A Rhine River cruise from Amsterdam, Netherlands to Basil, Switzerland immerses travelers in history with five UNESCO Heritage Sites in three countries.

Photos by Thomas M. Mueller

There are a number of significant sites along the Rhine River and the cruise we took with Viking River Cruises was an excellent option to comfortably experience history and culture (and for a good value). The cruise started in Amsterdam, Netherlands and traveled down the Rhine to our final destination in Basel, Switzerland.

Along the Rhine

We took our family of six on the cruise of the legendary Rhine from Aug. 26th to Sept. 2, 2012. Our thought was that the contained environment of the ship would draw everyone together — and it did.
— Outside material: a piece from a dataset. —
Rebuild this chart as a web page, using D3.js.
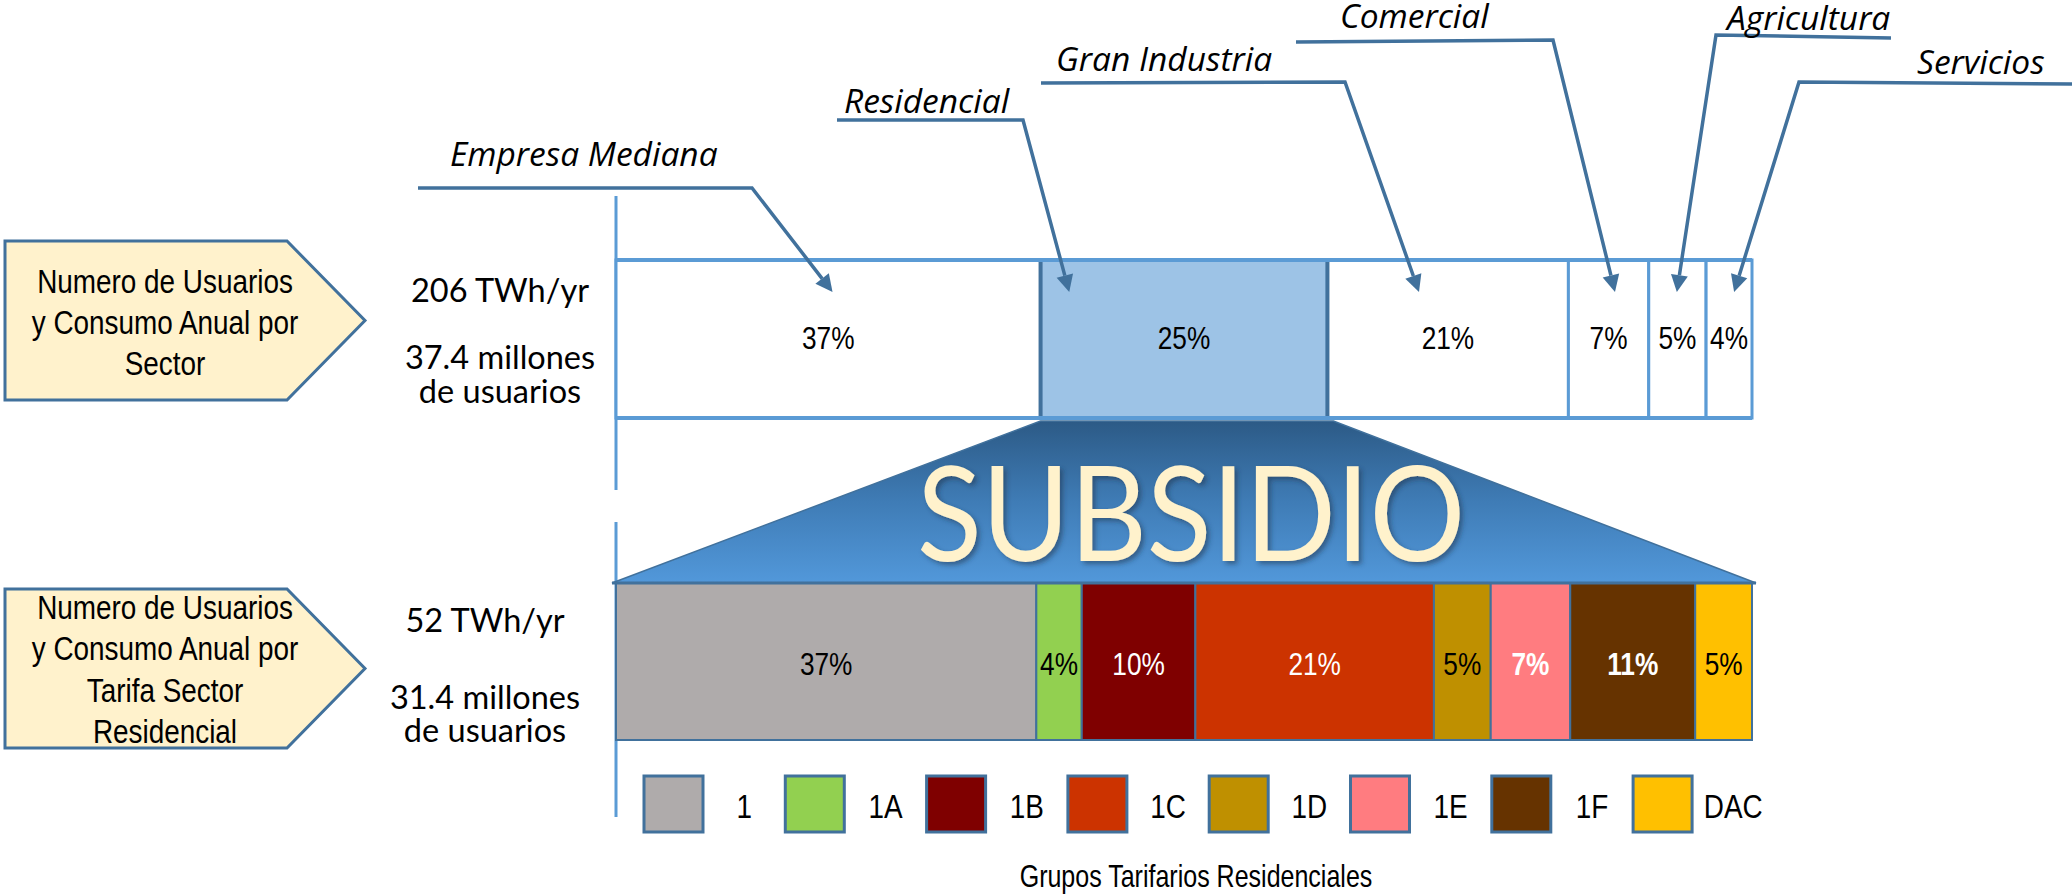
<!DOCTYPE html>
<html>
<head>
<meta charset="utf-8">
<script src="https://cdn.jsdelivr.net/npm/d3@7"></script>
<style>
  html, body { margin: 0; padding: 0; background: #ffffff; }
  svg { display: block; }
</style>
</head>
<body>
<svg id="chart" width="2072" height="895"></svg>
<script>
// ---- Data -------------------------------------------------------------
const sectors = ["Empresa Mediana", "Residencial", "Gran Industria", "Comercial", "Agricultura", "Servicios"];
const sectorShare = [37, 25, 21, 7, 5, 4];          // % of 206 TWh/yr
const subsidizedSector = "Residencial";

const tariffGroups = ["1", "1A", "1B", "1C", "1D", "1E", "1F", "DAC"];
const tariffShare = [37, 4, 10, 21, 5, 7, 11, 5];   // % of 52 TWh/yr

const sectorSummary = ["206 TWh/yr", "37.4 millones", "de usuarios"];
const tariffSummary = ["52 TWh/yr", "31.4 millones", "de usuarios"];
const sectorBoxLines = ["Numero de Usuarios", "y Consumo Anual por", "Sector"];
const tariffBoxLines = ["Numero de Usuarios", "y Consumo Anual por", "Tarifa Sector", "Residencial"];
const legendTitle = "Grupos Tarifarios Residenciales";
const bridgeLabel = "SUBSIDIO";

// ---- Styles -----------------------------------------------------------
const tariffColors = ["#AFABAB", "#92D050", "#7F0000", "#CC3300", "#BF9000", "#FF7C80", "#663300", "#FFC000"];
const tariffLabelColors = ["#000", "#000", "#fff", "#fff", "#000", "#fff", "#fff", "#000"];
const tariffLabelBold = [false, false, false, false, false, true, true, false];
const lightBlue = "#5B9BD5";
const darkBlue = "#41719C";
const narrow = "'Liberation Sans', Arial, sans-serif";
const humanist = "Lato, 'Open Sans', sans-serif";
const italicFace = "'Open Sans', Lato, sans-serif";

const svg = d3.select("#chart");
const W = 2072, H = 895;
svg.append("rect").attr("width", W).attr("height", H).attr("fill", "#fff");

// ---- Scales -----------------------------------------------------------
const barLeft = 616, barRight = 1752;
const xTop = d3.scaleLinear().domain([0, d3.sum(sectorShare)]).range([barLeft, barRight]);
const xBot = d3.scaleLinear().domain([0, d3.sum(tariffShare)]).range([barLeft, barRight]);
const topBar = { y0: 260, y1: 418 };
const botBar = { y0: 583, y1: 740 };

function stack(values, names) {
  let acc = 0;
  return values.map((v, i) => { const d = { name: names[i], value: v, start: acc, i }; acc += v; return d; });
}
const topData = stack(sectorShare, sectors);
const botData = stack(tariffShare, tariffGroups);

// Condensed text (Arial Narrow look): regular sans compressed to 82% of its natural advance
function narrowText(sel, x, y, txt, size, opts = {}) {
  const t = sel.append("text")
    .attr("x", x).attr("y", y)
    .attr("text-anchor", opts.anchor || "middle")
    .attr("font-family", narrow)
    .attr("font-size", size)
    .attr("font-weight", opts.bold ? "bold" : "normal")
    .attr("fill", opts.fill || "#000")
    .text(txt);
  const len = t.node().getComputedTextLength();
  t.attr("textLength", (len * 0.82).toFixed(2)).attr("lengthAdjust", "spacingAndGlyphs");
  return t;
}

// ---- Left guide lines -------------------------------------------------
svg.append("line").attr("x1", barLeft).attr("x2", barLeft).attr("y1", 196).attr("y2", 490)
  .attr("stroke", lightBlue).attr("stroke-width", 3);
svg.append("line").attr("x1", barLeft).attr("x2", barLeft).attr("y1", 522).attr("y2", 817)
  .attr("stroke", lightBlue).attr("stroke-width", 3);

// ---- Callout boxes ----------------------------------------------------
function callout(y0, y1, lines, baseline0, step) {
  const ym = (y0 + y1) / 2;
  svg.append("path")
    .attr("d", `M5,${y0} L287,${y0} L365,${ym} L287,${y1} L5,${y1} Z`)
    .attr("fill", "#FFF2CC").attr("stroke", darkBlue).attr("stroke-width", 3);
  lines.forEach((t, i) => narrowText(svg, 165, baseline0 + i * step, t, 34));
}
callout(241, 400, sectorBoxLines, 293, 41);
callout(589, 748, tariffBoxLines, 619, 41.3);

// ---- Summary figures --------------------------------------------------
function summary(cx, ys, lines) {
  lines.forEach((t, i) => svg.append("text")
    .attr("x", cx).attr("y", ys[i]).attr("text-anchor", "middle")
    .attr("font-family", humanist).attr("font-size", 32.5).attr("fill", "#000").text(t));
}
summary(500, [302, 369, 403], sectorSummary);
summary(485, [632, 709, 742], tariffSummary);

// ---- Bridge (subsidy trapezoid) ---------------------------------------
const defs = svg.append("defs");
const grad = defs.append("linearGradient").attr("id", "bridgeGrad")
  .attr("x1", 0).attr("y1", 0).attr("x2", 0).attr("y2", 1);
grad.append("stop").attr("offset", "0%").attr("stop-color", "#2C5A86");
grad.append("stop").attr("offset", "50%").attr("stop-color", "#3F7CB6");
grad.append("stop").attr("offset", "100%").attr("stop-color", "#5298DA");
const shadow = defs.append("filter").attr("id", "txtShadow")
  .attr("x", "-10%").attr("y", "-10%").attr("width", "130%").attr("height", "130%");
shadow.append("feDropShadow").attr("dx", 3).attr("dy", 3).attr("stdDeviation", 2.5)
  .attr("flood-color", "#1b3550").attr("flood-opacity", 0.55);

const res = topData.find(d => d.name === subsidizedSector);
const bridgeTop = topBar.y1 + 3;
svg.append("path")
  .attr("d", `M${xTop(res.start)},${bridgeTop} L${xTop(res.start + res.value) + 6},${bridgeTop}
              L${xBot(d3.sum(tariffShare)) + 4},${botBar.y0} L${xBot(0) - 4},${botBar.y0} Z`)
  .attr("fill", "url(#bridgeGrad)").attr("stroke", darkBlue).attr("stroke-width", 1.5);

svg.append("text")
  .attr("x", 1191).attr("y", 561).attr("text-anchor", "middle")
  .attr("font-family", humanist).attr("font-size", 131)
  .attr("textLength", 548).attr("lengthAdjust", "spacingAndGlyphs")
  .attr("fill", "#FFF2CC").attr("filter", "url(#txtShadow)")
  .text(bridgeLabel);

// ---- Sector bar (top) -------------------------------------------------
const gTop = svg.append("g");
gTop.selectAll("rect").data(topData).join("rect")
  .attr("x", d => xTop(d.start)).attr("y", topBar.y0)
  .attr("width", d => xTop(d.start + d.value) - xTop(d.start))
  .attr("height", topBar.y1 - topBar.y0)
  .attr("fill", d => d.name === subsidizedSector ? "#9DC3E6" : "#fff")
  .attr("stroke", lightBlue).attr("stroke-width", 3);
// darker side edges on the subsidised sector
[res.start, res.start + res.value].forEach(v => gTop.append("line")
  .attr("x1", xTop(v)).attr("x2", xTop(v)).attr("y1", topBar.y0 + 2).attr("y2", topBar.y1 - 1)
  .attr("stroke", darkBlue).attr("stroke-width", 4));
// heavier outer top and bottom edges
[topBar.y0, topBar.y1].forEach(y => gTop.append("line")
  .attr("x1", barLeft).attr("x2", barRight).attr("y1", y).attr("y2", y)
  .attr("stroke", lightBlue).attr("stroke-width", 4));
topData.forEach(d => narrowText(gTop, xTop(d.start + d.value / 2), 349, d.value + "%", 32));

// ---- Tariff bar (bottom) ----------------------------------------------
const gBot = svg.append("g");
gBot.selectAll("rect").data(botData).join("rect")
  .attr("x", d => xBot(d.start)).attr("y", botBar.y0)
  .attr("width", d => xBot(d.start + d.value) - xBot(d.start))
  .attr("height", botBar.y1 - botBar.y0)
  .attr("fill", d => tariffColors[d.i])
  .attr("stroke", darkBlue).attr("stroke-width", 2);
gBot.append("line").attr("x1", barLeft - 4).attr("x2", barRight + 4)
  .attr("y1", botBar.y0).attr("y2", botBar.y0).attr("stroke", darkBlue).attr("stroke-width", 3);
botData.forEach(d => narrowText(gBot, xBot(d.start + d.value / 2), 675, d.value + "%", 32,
  { fill: tariffLabelColors[d.i], bold: tariffLabelBold[d.i] }));

// ---- Legend -----------------------------------------------------------
const legendStep = 141.3;
const lx = d3.scaleBand().domain(tariffGroups).range([644, 644 + legendStep * tariffGroups.length]);
const sw = 59, sh = 56, ly = 776;
const gLeg = svg.append("g");
tariffGroups.forEach((t, i) => {
  gLeg.append("rect").attr("x", lx(t)).attr("y", ly).attr("width", sw).attr("height", sh)
    .attr("fill", tariffColors[i]).attr("stroke", darkBlue).attr("stroke-width", 3);
  narrowText(gLeg, lx(t) + sw + (lx.step() - sw) / 2, 818, t, 34);
});
narrowText(svg, 1196, 887, legendTitle, 30.5);

// ---- Sector annotations with leader arrows ----------------------------
// label anchor (start x, baseline), elbow of the leader, and where the arrow lands inside its segment
const annotations = [
  { name: "Empresa Mediana", tx: 450,  ty: 166, path: [[418, 188], [752, 188]],  frac: 0.51 },
  { name: "Residencial",     tx: 844,  ty: 113, path: [[837, 120], [1023, 120]], frac: 0.10 },
  { name: "Gran Industria",  tx: 1056, ty: 71,  path: [[1041, 83], [1345, 82]],  frac: 0.38 },
  { name: "Comercial",       tx: 1340, ty: 28,  path: [[1296, 42], [1553, 40]],  frac: 0.58 },
  { name: "Agricultura",     tx: 1727, ty: 30,  path: [[1891, 38], [1716, 35]],  frac: 0.49 },
  { name: "Servicios",       tx: 1917, ty: 74,  path: [[2072, 84], [1799, 82]],  frac: 0.61 }
];
const gAnn = svg.append("g");
annotations.forEach(a => {
  const seg = topData.find(d => d.name === a.name);
  const tip = [xTop(seg.start + seg.value * a.frac), topBar.y0 + 32];
  const elbow = a.path[a.path.length - 1];
  const dx = tip[0] - elbow[0], dy = tip[1] - elbow[1];
  const len = Math.hypot(dx, dy), ux = dx / len, uy = dy / len;
  const headL = 17, headW = 8.5;
  const base = [tip[0] - ux * headL, tip[1] - uy * headL];
  gAnn.append("path")
    .attr("d", d3.line()([...a.path, base]))
    .attr("fill", "none").attr("stroke", darkBlue).attr("stroke-width", 3.5)
    .attr("stroke-linejoin", "miter");
  gAnn.append("path")
    .attr("d", `M${tip[0]},${tip[1]} L${base[0] - uy * headW},${base[1] + ux * headW} L${base[0] + uy * headW},${base[1] - ux * headW} Z`)
    .attr("fill", darkBlue);
  gAnn.append("text")
    .attr("x", a.tx).attr("y", a.ty)
    .attr("font-family", italicFace).attr("font-style", "italic").attr("font-size", 33.5)
    .attr("fill", "#000").text(a.name);
});
</script>
</body>
</html>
We ate lunch, dinner and most breakfasts as a family. In addition, what we did was predetermined and without stress to us since the crew saw to the details. Our only job was to enjoy ourselves.

The ship was pleasant, the tours interesting and the food excellent. Even the wine offered at dinner and lunch for no extra charge was respectable, and the beer was like an upgraded Heineken — superb.

Sunday — Netherlands

Boarding was easy. Porters met us at the dock to help us with our luggage. We were able to look at our rooms and have lunch on the ship if we chose. The afternoon of departure was free to further explore Amsterdam if desired.


Monday — Netherlands

After an onboard dinner, the ship made its way overnight to Kinderdijk, a village known for its windmills, some of which date from 1740. It is a UNESCO Heritage Site.

Since there were less than 200 passengers on our boat, we debarked quickly and were able to enjoy the demonstrations and tour without waiting in a line. Our surroundings were green with the water in the canals gently flowing; the experience was like going back a century.

Cologne Cathedral

Tuesday — Germany

The very next day we saw our next UNESCO Heritage Site, Cologne Dom (or cathedral). It was built over seven centuries, having been started in 1248 and completed in 1880. Our guide made the point that it is easy to remember the date of origin — start with one and double it for each of the next three numbers, 1248.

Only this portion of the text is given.